Technivorm Moccamaster 59616 KBG
10-Cup Brew Capacity
The KBG comes with a 40-ounce carafe and water reservoir that can produce up to 10 cups of coffee per cycle. This isn’t the largest capacity you’ll find in a drip brewer, even among the Moccamaster product line, but it should be enough for a multimember household of several coffee addicts.
4 to 6-minute Cycle
Depending on how much coffee you brew each time, the KBG only takes between four and six minutes to deliver you a morning caffeine kick. Because of the highly efficient copper heating element, it only takes 30 seconds for cool water to reach boiling point and begin pouring out of the drip arm.
9-Hole Drip Arm
One of the most unique features of Technivorm’s Moccamasters, the KBG and KB included, is the nine-hole drip arm. Water travels from the heating element through a glass tube and out of the drip arm, falling out of nine holes for even distribution and maximum coffee extraction.
Auto Drip Stop
After all of the water in the reservoir has been drained, the KBG’s heating element will automatically stop to prevent burnout, and the brewing system will come to an abrupt end. However, because the filter basket is completely open at all times, you’ll need to wait for the last drips to fall out to prevent spillage.
Multiple Color Options
Though not related to the KBG’s performance, it’s worth noting that this drip coffee brewer comes in a multitude of different colored finishes. There are 28 different color options to be specific, ranging from calming purple to sexy red to classic black and silver.

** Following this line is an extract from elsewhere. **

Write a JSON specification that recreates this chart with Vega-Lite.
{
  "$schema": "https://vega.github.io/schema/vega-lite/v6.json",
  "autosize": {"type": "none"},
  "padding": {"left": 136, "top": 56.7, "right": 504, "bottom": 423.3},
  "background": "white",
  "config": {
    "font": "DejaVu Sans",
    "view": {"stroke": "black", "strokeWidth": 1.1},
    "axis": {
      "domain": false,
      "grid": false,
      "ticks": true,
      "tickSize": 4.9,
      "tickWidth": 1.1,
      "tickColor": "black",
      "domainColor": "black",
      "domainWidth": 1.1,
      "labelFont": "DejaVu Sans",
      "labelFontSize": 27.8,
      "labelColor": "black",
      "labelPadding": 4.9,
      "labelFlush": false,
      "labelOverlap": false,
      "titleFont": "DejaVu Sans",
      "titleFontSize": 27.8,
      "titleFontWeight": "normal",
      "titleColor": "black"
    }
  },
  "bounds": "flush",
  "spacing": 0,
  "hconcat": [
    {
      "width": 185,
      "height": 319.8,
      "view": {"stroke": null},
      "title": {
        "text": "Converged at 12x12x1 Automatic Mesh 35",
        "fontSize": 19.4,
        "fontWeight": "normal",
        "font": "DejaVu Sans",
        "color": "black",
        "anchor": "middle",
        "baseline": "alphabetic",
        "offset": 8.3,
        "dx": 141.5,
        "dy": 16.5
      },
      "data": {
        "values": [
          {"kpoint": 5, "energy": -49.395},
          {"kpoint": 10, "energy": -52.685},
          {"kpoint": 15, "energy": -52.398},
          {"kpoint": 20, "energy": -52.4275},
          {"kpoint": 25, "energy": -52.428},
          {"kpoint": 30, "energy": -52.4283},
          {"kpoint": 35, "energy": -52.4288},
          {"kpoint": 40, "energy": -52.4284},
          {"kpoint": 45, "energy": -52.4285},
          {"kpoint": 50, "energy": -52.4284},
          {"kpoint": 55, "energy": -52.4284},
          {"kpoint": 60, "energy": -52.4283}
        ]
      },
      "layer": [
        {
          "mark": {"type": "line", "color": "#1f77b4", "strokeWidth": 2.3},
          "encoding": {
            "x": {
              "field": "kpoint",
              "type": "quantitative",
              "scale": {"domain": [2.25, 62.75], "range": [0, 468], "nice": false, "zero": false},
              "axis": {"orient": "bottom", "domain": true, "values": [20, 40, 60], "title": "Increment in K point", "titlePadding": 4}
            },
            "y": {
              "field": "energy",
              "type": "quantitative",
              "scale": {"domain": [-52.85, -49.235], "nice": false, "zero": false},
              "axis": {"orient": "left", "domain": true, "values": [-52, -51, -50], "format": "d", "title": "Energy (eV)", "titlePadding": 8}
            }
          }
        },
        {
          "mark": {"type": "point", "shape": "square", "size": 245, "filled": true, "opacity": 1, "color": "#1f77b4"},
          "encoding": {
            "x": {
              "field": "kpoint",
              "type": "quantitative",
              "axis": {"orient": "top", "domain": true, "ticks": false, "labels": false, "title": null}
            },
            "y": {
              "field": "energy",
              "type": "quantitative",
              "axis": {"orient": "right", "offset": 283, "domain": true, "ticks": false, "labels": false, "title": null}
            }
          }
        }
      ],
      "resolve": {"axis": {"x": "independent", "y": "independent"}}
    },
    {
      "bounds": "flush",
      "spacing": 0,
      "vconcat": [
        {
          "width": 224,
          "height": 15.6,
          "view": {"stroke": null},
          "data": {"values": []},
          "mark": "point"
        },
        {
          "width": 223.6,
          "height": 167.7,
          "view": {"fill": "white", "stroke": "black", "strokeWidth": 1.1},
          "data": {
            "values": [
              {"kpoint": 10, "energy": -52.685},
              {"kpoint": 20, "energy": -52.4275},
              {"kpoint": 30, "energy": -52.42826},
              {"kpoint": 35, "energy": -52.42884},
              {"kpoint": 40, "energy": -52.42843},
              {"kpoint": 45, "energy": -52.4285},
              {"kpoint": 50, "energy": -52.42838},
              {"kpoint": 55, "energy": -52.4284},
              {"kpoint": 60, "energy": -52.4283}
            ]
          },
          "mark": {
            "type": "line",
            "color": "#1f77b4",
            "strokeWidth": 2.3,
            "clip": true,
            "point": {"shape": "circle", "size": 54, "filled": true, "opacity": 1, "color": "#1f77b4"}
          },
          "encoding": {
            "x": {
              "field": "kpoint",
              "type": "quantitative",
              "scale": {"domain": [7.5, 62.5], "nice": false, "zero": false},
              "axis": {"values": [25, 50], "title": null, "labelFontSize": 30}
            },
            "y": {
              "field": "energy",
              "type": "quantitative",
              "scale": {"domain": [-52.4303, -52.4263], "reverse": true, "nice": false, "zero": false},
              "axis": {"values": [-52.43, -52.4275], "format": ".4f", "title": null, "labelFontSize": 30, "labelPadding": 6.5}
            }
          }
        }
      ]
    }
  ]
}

Technivorm Moccamaster 59691 KB
3 Drip Stop Settings
Unlike the KBG’s one-setting filter basket, the KB offers three different settings—wide-open, half-open, and shut—to allow users to steep and brew their coffee to best suit their unique tastes. Figuring out how to use this system isn’t difficult at all; as long as your grounds are ready and you know extraction works, you can fine-tune your coffee with minimal effort for your ideal cup after every cycle.
Like the KBG, the KG comes with a 40-ounce glass carafe that holds onto as much as ten cups of coffee at a time, though you should feel free to make as much or as little coffee as you’d like by filling the water reservoir as you see fit. Glass doesn’t retain heat as well as thermal carafes, but they do allow you to safely reheat your coffee on a hot plate. Speaking of which…

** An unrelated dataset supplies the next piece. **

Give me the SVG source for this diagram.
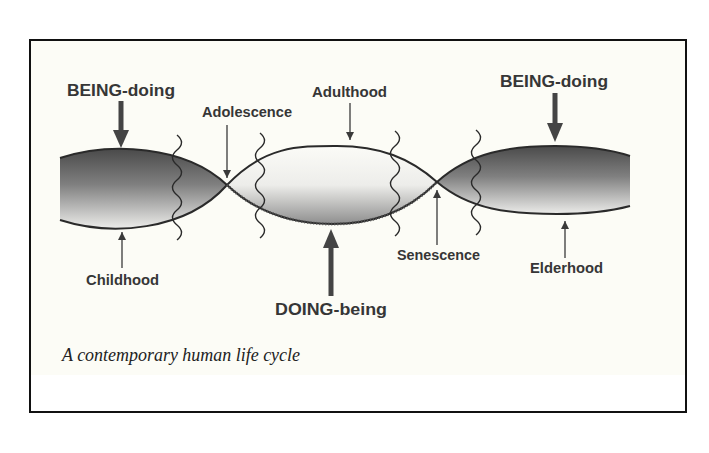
<svg xmlns="http://www.w3.org/2000/svg" width="709" height="453" viewBox="0 0 709 453">
<style>
.lbl{font-family:"Liberation Sans",Arial,sans-serif;font-weight:bold;fill:#363636}
.big{font-size:17px}
.sm{font-size:14.5px}
.edge{fill:none;stroke:#2a2a2a;stroke-width:2}
.sq{fill:none;stroke:#2a2a2a;stroke-width:1.4}
.thin{stroke:#3a3a3a;stroke-width:1.3}
.thick{stroke:#444;stroke-width:5}
.cap{font-family:"Liberation Serif","Times New Roman",serif;font-style:italic;font-size:18.5px;fill:#222}
</style>
<defs>
<linearGradient id="dark" x1="0" y1="0" x2="0" y2="1">
<stop offset="0" stop-color="#4a4a4a"/>
<stop offset="0.45" stop-color="#808080"/>
<stop offset="1" stop-color="#ececea"/>
</linearGradient>
<linearGradient id="light" x1="0" y1="0" x2="0" y2="1">
<stop offset="0" stop-color="#fbfbf7"/>
<stop offset="0.5" stop-color="#ededea"/>
<stop offset="1" stop-color="#8e8e8e"/>
</linearGradient>
<marker id="ah" viewBox="0 0 10 10" refX="10" refY="5" markerWidth="12" markerHeight="8" markerUnits="userSpaceOnUse" orient="auto">
<path d="M0,0 L10,5 L0,10 Z" fill="#3a3a3a"/>
</marker>
</defs>
<rect x="0" y="0" width="709" height="453" fill="#ffffff"/>
<rect x="31" y="40" width="654" height="335" fill="#fcfcf6"/>
<rect x="30" y="40" width="656" height="372" fill="none" stroke="#111" stroke-width="2"/>

<g id="childhood-lobe">
<path d="M60,158 C110,142 185,145 227,185 C185,232 110,236 60,220 Z" fill="url(#dark)"/>
</g>
<g id="adulthood-lobe">
<path d="M227,185 C260,216 300,224 332,224 C370,224 405,214 437,182 C410,158 380,146 337,146 C300,146 265,145 227,185 Z" fill="url(#light)"/>
</g>
<g id="elderhood-lobe">
<path d="M437,182 C470,152 510,146 555,146 C590,146 615,151 630,156 L630,206 C615,210 590,214 557,214 C510,214 470,210 437,182 Z" fill="url(#dark)"/>
</g>

<g id="connectors">
<path class="edge" d="M60,158 C110,142 185,145 227,185 C260,216 300,224 332,224 C370,224 405,214 437,182 C470,152 510,146 555,146 C590,146 615,151 630,156"/>
<path class="edge" d="M60,220 C110,236 185,232 227,185 C265,145 300,146 337,146 C380,146 410,158 437,182 C470,210 510,214 557,214 C590,214 615,210 630,206"/>
<path fill="none" stroke="#555" stroke-width="3" stroke-dasharray="1 2" d="M227,185 C260,216 300,224 332,224 C370,224 405,214 437,182"/>
<path class="sq" d="M177,135 q9,7.5 0,15 t0,15 t0,15 t0,15 t0,15 t0,15 t0,15"/>
<path class="sq" d="M260,133 q9,7.5 0,15 t0,15 t0,15 t0,15 t0,15 t0,15 t0,15"/>
<path class="sq" d="M395,131 q9,7.5 0,15 t0,15 t0,15 t0,15 t0,15 t0,15 t0,15"/>
<path class="sq" d="M476,130 q9,7.5 0,15 t0,15 t0,15 t0,15 t0,15 t0,15 t0,15"/>
<line class="thick" x1="121" y1="101" x2="121" y2="131"/>
<path d="M113,130 L129,130 L121,148 Z" fill="#444"/>
<line class="thick" x1="555" y1="93" x2="555" y2="124"/>
<path d="M547,123 L563,123 L555,142 Z" fill="#444"/>
<line class="thick" x1="331" y1="296" x2="331" y2="246"/>
<path d="M323,248 L339,248 L331,229 Z" fill="#444"/>
<line class="thin" x1="227" y1="125" x2="227" y2="178" marker-end="url(#ah)"/>
<line class="thin" x1="350" y1="103" x2="350" y2="140" marker-end="url(#ah)"/>
<line class="thin" x1="122" y1="268" x2="122" y2="232" marker-end="url(#ah)"/>
<line class="thin" x1="437" y1="245" x2="437" y2="190" marker-end="url(#ah)"/>
<line class="thin" x1="565" y1="258" x2="565" y2="221" marker-end="url(#ah)"/>
</g>

<g id="label-being-doing-left"><text class="lbl big" x="67" y="96" textLength="108" lengthAdjust="spacingAndGlyphs">BEING-doing</text></g>
<g id="label-adolescence"><text class="lbl sm" x="202" y="117" textLength="90" lengthAdjust="spacingAndGlyphs">Adolescence</text></g>
<g id="label-adulthood"><text class="lbl sm" x="312" y="97" textLength="75" lengthAdjust="spacingAndGlyphs">Adulthood</text></g>
<g id="label-being-doing-right"><text class="lbl big" x="500" y="87" textLength="108" lengthAdjust="spacingAndGlyphs">BEING-doing</text></g>
<g id="label-childhood"><text class="lbl sm" x="86" y="285" textLength="73" lengthAdjust="spacingAndGlyphs">Childhood</text></g>
<g id="label-doing-being"><text class="lbl big" x="275" y="315" textLength="112" lengthAdjust="spacingAndGlyphs">DOING-being</text></g>
<g id="label-senescence"><text class="lbl sm" x="397" y="260" textLength="83" lengthAdjust="spacingAndGlyphs">Senescence</text></g>
<g id="label-elderhood"><text class="lbl sm" x="530" y="273" textLength="73" lengthAdjust="spacingAndGlyphs">Elderhood</text></g>
<g id="caption"><text class="cap" x="62" y="361" textLength="238" lengthAdjust="spacingAndGlyphs">A contemporary human life cycle</text></g>
</svg>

Onboard Hot Plate with Adjustable Heat
The benefit of a glass carafe is that it allows users to heat the entire pot of coffee to maintain a tongue-burning experience with every sip. Both the KBG and KB come with an onboard hot plate with two different heat settings that make scorching the base of the carafe nearly impossible to do. The hot plate automatically shuts off after 100 minutes.

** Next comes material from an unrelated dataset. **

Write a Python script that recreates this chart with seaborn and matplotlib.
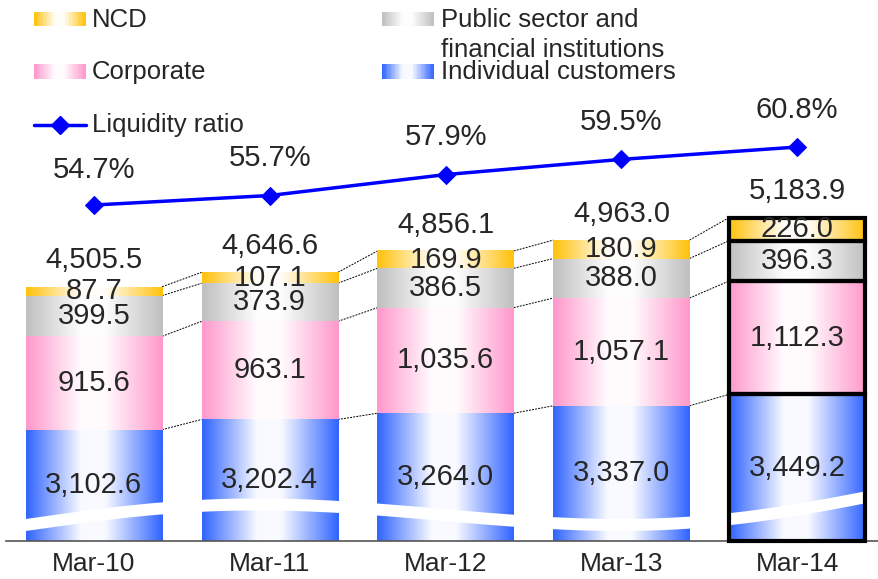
import numpy as np
import matplotlib
matplotlib.use("Agg")
import matplotlib.pyplot as plt
import matplotlib.transforms as mtransforms
from matplotlib.colors import to_rgb
from matplotlib.patches import Rectangle, Polygon
from matplotlib.lines import Line2D
import seaborn as sns

# data (values in the chart)
periods = ["Mar-10", "Mar-11", "Mar-12", "Mar-13", "Mar-14"]
individual = [3102.6, 3202.4, 3264.0, 3337.0, 3449.2]
corporate = [915.6, 963.1, 1035.6, 1057.1, 1112.3]
public_fin = [399.5, 373.9, 386.5, 388.0, 396.3]
ncd = [87.7, 107.1, 169.9, 180.9, 226.0]
totals = [4505.5, 4646.6, 4856.1, 4963.0, 5183.9]
liquidity = [54.7, 55.7, 57.9, 59.5, 60.8]

series = [
    ("Individual customers", individual, "#3366FF"),
    ("Corporate", corporate, "#FF99CC"),
    ("Public sector and financial institutions", public_fin, "#C0C0C0"),
    ("NCD", ncd, "#FFC20E"),
]

W, H = 879, 579
Y0 = 2010          # broken axis: bars start at this value
PX_PER_UNIT = 0.1019


def gradient(color, n=64):
    c = np.array(to_rgb(color))
    t = np.linspace(0, 1, n)
    w = np.interp(t, [0, 0.4, 0.58, 1], [0, 1, 1, 0]) * 0.97
    return c + (1 - c) * w[:, None]


sns.set_style("white")
plt.rcParams["font.family"] = ["Liberation Sans", "DejaVu Sans"]

fig = plt.figure(figsize=(W / 100, H / 100), dpi=100)
ax = fig.add_axes([6 / W, 1 - 541 / H, 1 - 6 / W, 541 / H])
px = mtransforms.Affine2D().scale(1 / W, -1 / H).translate(0, 1) + fig.transFigure

# stacked bars, gradient filled
bottom = np.zeros(len(periods))
bounds = []
geo = []
for i, (name, vals, col) in enumerate(series):
    top = bottom + np.array(vals)
    n_before = len(ax.patches)
    sns.barplot(x=periods, y=top, color=col, width=0.775, errorbar=None, ax=ax, zorder=2)
    grad = gradient(col)[None, :, :]
    for j, p in enumerate(ax.patches[n_before:]):
        x0, w = p.get_x(), p.get_width()
        ax.imshow(grad, extent=(x0, x0 + w, bottom[j], top[j]), aspect="auto",
                  interpolation="bilinear", zorder=2)
        p.set_facecolor("none")
        p.set_edgecolor("none")
        if i == 0:
            geo.append((x0, w))
        lab_lo = max(bottom[j], Y0)
        ax.text(x0 + w / 2, (lab_lo + top[j]) / 2, f"{vals[j]:,.1f}", ha="center",
                va="center", fontsize=21, zorder=10)
    bounds.append((bottom.copy(), top.copy()))
    # connector lines between bars
    for j in range(len(periods) - 1):
        ax.plot([geo[j][0] + geo[j][1], geo[j + 1][0]], [top[j], top[j + 1]],
                color="black", lw=0.7, ls=(0, (2, 1.2)), zorder=1)
    bottom = top

ax.set_ylim(Y0, Y0 + 541 / PX_PER_UNIT)
ax.set_xlim(-0.5, 4.465)

# totals above bars
for j, t in enumerate(totals):
    ax.annotate(f"{t:,.1f}", (j, bottom[j]), xytext=(0, 19), textcoords="offset points",
                ha="center", va="center", fontsize=21, zorder=10)

# white wavy band (axis break)
wave_x = [26, 162, 202, 270, 338, 378, 514, 553, 690, 727, 867]
wave_y = [519, 502, 500, 499, 501, 503, 515, 517, 517, 513, 491]
coef = np.polyfit(wave_x, wave_y, 5)
xx = np.linspace(0, W, 200)
yy = np.polyval(coef, xx)
band = np.vstack([np.column_stack([xx, yy]), np.column_stack([xx[::-1], yy[::-1] + 12])])
ax.add_patch(Polygon(band, closed=True, transform=px, facecolor="white",
                     edgecolor="none", clip_on=False, zorder=5))

# highlight latest period
x0, w = geo[-1]
for lo, hi in bounds:
    b = max(lo[-1], Y0)
    ax.add_patch(Rectangle((x0, b), w, hi[-1] - b, facecolor="none", edgecolor="black",
                           lw=3, clip_on=False, zorder=8))

# axis styling
for s in ["left", "right", "top"]:
    ax.spines[s].set_visible(False)
ax.spines["bottom"].set_color("#555555")
ax.spines["bottom"].set_linewidth(1.2)
ax.set_yticks([])
ax.set_xlabel("")
ax.set_xticks([-0.5, 0.5, 1.5, 2.5, 3.5], minor=True)
ax.tick_params(axis="x", which="major", length=0, pad=8, labelsize=19)
ax.tick_params(axis="x", which="minor", direction="in", length=7, color="#555555", width=1.2)

# liquidity ratio line
ax2 = ax.twinx()
sns.lineplot(x=periods, y=liquidity, ax=ax2, color="#0000FF", lw=2.5, marker="D",
             markersize=9.5, markeredgecolor="#0000FF")
ax2.set_ylim(19.37, 76.26)
for s in ax2.spines.values():
    s.set_visible(False)
ax2.set_yticks([])
ax2.set_ylabel("")
for j, v in enumerate(liquidity):
    ax2.annotate(f"{v:.1f}%", (j, v), xytext=(0, 25.5 if j == 0 else 27),
                 textcoords="offset points", ha="center", va="center", fontsize=21)


# legend drawn in figure pixels
def swatch(xa, ya, xb, yb, color, n=40):
    g = gradient(color, n)
    xs = np.linspace(xa, xb, n + 1)
    for k in range(n):
        fig.add_artist(Rectangle((xs[k], ya), xs[k + 1] - xs[k] + 0.4, yb - ya, transform=px,
                                 facecolor=g[k], edgecolor="none", antialiased=False))


swatch(34, 12, 86, 26, "#FFC20E")
fig.text(92 / W, 1 - 27 / H, "NCD", fontsize=18.5, va="baseline")
swatch(34, 64, 86, 79, "#FF99CC")
fig.text(92 / W, 1 - 79 / H, "Corporate", fontsize=18.5, va="baseline")
fig.add_artist(Line2D([34, 86], [125, 125], transform=px, color="#0000FF", lw=2.5))
fig.add_artist(Line2D([60], [125], transform=px, color="#0000FF", marker="D", ms=9.5))
fig.text(92 / W, 1 - 132 / H, "Liquidity ratio", fontsize=18.5, va="baseline")
swatch(382, 12, 434, 26, "#C0C0C0")
fig.text(441 / W, 1 - 27 / H, "Public sector and", fontsize=18.5, va="baseline")
fig.text(441 / W, 1 - 57 / H, "financial institutions", fontsize=18.5, va="baseline")
swatch(382, 64, 434, 79, "#3366FF")
fig.text(441 / W, 1 - 79 / H, "Individual customers", fontsize=18.5, va="baseline")

fig.savefig("out.png", dpi=100)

One of the things we absolutely love about both the KB and KBG is that they produce a consistent pot of coffee even years after purchase. This is mainly due to the material used to make the most crucial components. Glass in the delivery tube from the heating element to the drip arm which itself is made of stainless-steel. Both of these materials will not corrode and do not take away heat from the passing water and coffee.
If your kitchen countertop is short on space, worry not! The KB and KBG leave very tiny footprints (13 x 7 inches) while standing only 14 inches high. It shouldn’t be too difficult to find a place for these coffee brewers in your kitchen without relocating other appliances.
Moccamaster KBG vs. KB: Which Should I Get?
After looking at the two devices at hand, we’ve concluded that the only difference between the two, other than the KBG’s long list of beautifully colored finishes, is the filter basket’s drip stop settings. The KBG’s filter is left wide open at all times, whereas the KB allows you to fine-tune the steeping and brewing cycles to your taste with its three settings. If you’re picky about your coffee, the KB would be the better option.